▶ INSTRUCTIONS FOR THE TASK
Going from the top of the data below, give again each line through the one containing "var chart = echarts.init(document.getElementById('c'));", both ends kept.

▶ MATERIAL TO PROCESS
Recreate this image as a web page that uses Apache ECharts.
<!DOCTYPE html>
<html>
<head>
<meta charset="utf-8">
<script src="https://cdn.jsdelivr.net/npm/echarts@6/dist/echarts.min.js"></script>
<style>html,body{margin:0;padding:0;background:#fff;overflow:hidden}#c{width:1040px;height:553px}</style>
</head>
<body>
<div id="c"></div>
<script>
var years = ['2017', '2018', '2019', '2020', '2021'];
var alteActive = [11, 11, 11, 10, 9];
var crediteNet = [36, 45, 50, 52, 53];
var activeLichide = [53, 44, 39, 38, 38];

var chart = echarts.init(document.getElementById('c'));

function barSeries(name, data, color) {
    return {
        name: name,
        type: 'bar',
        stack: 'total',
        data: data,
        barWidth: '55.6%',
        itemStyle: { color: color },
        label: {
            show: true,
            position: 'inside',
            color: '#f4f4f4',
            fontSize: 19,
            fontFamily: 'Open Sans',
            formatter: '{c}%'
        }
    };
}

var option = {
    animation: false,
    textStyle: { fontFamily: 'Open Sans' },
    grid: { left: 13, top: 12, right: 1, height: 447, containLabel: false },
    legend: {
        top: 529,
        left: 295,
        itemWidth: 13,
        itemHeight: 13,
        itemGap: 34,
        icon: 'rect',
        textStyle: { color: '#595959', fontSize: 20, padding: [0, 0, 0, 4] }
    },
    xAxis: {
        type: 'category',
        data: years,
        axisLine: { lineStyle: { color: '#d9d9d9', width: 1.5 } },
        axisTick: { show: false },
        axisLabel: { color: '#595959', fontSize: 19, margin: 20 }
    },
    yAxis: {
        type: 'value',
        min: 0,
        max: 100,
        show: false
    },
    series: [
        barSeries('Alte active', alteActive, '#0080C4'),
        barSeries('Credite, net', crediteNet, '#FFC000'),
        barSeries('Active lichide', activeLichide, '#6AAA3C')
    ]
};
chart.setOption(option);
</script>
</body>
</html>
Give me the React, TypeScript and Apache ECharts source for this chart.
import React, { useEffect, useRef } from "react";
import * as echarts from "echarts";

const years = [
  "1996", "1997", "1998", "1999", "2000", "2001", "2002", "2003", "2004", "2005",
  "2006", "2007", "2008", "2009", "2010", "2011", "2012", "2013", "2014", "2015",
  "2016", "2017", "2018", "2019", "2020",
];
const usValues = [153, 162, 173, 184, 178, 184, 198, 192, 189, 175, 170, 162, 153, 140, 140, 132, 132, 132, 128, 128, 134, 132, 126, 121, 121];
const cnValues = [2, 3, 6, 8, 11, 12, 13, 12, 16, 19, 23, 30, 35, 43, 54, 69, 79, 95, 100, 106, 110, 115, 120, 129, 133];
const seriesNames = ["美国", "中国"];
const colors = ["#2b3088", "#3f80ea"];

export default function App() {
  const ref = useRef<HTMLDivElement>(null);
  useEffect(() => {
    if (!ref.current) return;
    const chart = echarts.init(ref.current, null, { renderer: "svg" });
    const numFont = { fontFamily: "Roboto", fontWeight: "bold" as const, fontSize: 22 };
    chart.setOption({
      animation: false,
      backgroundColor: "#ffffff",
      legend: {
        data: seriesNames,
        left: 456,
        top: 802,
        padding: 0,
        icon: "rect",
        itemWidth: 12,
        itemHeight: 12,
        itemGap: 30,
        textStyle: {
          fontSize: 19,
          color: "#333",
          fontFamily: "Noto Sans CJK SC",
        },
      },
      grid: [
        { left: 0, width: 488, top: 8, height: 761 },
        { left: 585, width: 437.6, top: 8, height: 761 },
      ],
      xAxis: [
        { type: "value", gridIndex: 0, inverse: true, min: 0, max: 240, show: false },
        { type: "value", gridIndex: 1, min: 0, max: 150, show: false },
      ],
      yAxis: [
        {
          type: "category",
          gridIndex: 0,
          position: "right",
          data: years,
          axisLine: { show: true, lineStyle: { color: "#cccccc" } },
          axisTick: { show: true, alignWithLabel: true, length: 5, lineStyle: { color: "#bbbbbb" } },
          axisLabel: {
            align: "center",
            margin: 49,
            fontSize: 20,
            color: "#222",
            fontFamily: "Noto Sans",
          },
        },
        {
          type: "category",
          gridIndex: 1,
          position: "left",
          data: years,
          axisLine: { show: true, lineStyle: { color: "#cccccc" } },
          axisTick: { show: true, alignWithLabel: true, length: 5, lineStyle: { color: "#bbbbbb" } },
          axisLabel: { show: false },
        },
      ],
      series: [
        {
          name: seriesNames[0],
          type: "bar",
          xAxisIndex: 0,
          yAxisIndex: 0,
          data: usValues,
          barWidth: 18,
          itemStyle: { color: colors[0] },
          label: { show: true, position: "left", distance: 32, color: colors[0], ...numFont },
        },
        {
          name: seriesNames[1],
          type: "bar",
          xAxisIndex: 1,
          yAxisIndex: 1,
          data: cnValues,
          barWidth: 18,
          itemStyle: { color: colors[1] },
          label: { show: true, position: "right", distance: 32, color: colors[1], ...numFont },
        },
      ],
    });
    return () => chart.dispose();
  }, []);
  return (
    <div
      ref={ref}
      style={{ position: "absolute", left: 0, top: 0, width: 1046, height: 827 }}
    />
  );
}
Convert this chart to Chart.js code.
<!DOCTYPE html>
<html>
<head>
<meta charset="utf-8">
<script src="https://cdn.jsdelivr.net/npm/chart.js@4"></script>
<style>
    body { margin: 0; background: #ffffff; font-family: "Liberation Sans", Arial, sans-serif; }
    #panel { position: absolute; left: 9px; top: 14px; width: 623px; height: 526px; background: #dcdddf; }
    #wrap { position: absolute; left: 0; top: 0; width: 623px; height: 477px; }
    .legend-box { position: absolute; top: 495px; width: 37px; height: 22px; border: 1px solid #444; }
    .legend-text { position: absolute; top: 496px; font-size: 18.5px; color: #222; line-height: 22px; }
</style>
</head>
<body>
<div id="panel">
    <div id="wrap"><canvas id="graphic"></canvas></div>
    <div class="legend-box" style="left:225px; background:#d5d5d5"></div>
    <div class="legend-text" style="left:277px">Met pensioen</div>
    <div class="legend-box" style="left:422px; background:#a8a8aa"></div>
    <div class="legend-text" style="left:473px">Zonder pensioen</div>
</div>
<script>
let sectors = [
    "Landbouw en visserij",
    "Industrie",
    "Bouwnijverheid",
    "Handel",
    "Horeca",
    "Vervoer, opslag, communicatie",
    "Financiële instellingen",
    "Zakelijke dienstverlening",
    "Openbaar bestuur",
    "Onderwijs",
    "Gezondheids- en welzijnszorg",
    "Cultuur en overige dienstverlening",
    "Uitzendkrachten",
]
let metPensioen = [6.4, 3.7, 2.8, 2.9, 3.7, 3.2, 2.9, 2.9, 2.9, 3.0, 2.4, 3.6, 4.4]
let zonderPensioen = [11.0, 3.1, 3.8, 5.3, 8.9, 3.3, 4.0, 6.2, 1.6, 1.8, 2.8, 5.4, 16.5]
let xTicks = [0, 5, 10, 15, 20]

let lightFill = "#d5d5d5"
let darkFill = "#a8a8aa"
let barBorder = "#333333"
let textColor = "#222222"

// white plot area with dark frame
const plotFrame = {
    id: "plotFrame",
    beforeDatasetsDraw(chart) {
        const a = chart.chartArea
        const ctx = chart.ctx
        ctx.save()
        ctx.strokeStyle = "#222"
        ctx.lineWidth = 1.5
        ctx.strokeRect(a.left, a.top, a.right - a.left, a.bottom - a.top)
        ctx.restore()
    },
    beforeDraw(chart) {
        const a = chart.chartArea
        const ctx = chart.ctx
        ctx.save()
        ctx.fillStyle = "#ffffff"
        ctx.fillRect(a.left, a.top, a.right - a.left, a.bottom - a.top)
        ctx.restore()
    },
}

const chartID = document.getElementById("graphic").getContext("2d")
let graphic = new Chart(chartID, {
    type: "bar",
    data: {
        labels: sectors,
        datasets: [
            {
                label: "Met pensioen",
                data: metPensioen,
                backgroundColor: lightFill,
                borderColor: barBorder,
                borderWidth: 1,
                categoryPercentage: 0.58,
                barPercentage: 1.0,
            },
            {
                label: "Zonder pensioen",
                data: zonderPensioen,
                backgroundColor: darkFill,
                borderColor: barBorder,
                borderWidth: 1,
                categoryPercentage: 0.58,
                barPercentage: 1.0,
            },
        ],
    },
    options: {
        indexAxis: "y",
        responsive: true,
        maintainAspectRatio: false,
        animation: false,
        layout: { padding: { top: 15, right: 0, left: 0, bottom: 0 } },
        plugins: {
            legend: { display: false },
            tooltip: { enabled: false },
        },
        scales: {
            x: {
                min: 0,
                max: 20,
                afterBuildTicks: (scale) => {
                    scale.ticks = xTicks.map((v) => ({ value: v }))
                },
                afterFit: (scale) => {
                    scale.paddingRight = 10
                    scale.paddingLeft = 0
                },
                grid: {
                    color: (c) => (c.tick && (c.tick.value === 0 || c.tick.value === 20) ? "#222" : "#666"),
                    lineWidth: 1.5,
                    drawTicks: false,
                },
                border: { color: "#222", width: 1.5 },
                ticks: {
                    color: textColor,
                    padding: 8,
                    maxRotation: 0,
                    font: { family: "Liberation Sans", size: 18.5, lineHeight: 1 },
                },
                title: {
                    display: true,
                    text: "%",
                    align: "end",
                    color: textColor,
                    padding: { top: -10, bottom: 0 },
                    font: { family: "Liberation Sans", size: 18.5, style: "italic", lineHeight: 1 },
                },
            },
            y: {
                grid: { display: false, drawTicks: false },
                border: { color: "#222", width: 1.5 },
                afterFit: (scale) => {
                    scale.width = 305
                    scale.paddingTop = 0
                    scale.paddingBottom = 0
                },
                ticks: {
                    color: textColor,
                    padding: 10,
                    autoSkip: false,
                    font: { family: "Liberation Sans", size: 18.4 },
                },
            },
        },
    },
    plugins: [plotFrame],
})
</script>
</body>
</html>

▶ RESULT
Recreate this image as a web page that uses Apache ECharts.
<!DOCTYPE html>
<html>
<head>
<meta charset="utf-8">
<script src="https://cdn.jsdelivr.net/npm/echarts@6/dist/echarts.min.js"></script>
<style>html,body{margin:0;padding:0;background:#fff;overflow:hidden}#c{width:1040px;height:553px}</style>
</head>
<body>
<div id="c"></div>
<script>
var years = ['2017', '2018', '2019', '2020', '2021'];
var alteActive = [11, 11, 11, 10, 9];
var crediteNet = [36, 45, 50, 52, 53];
var activeLichide = [53, 44, 39, 38, 38];

var chart = echarts.init(document.getElementById('c'));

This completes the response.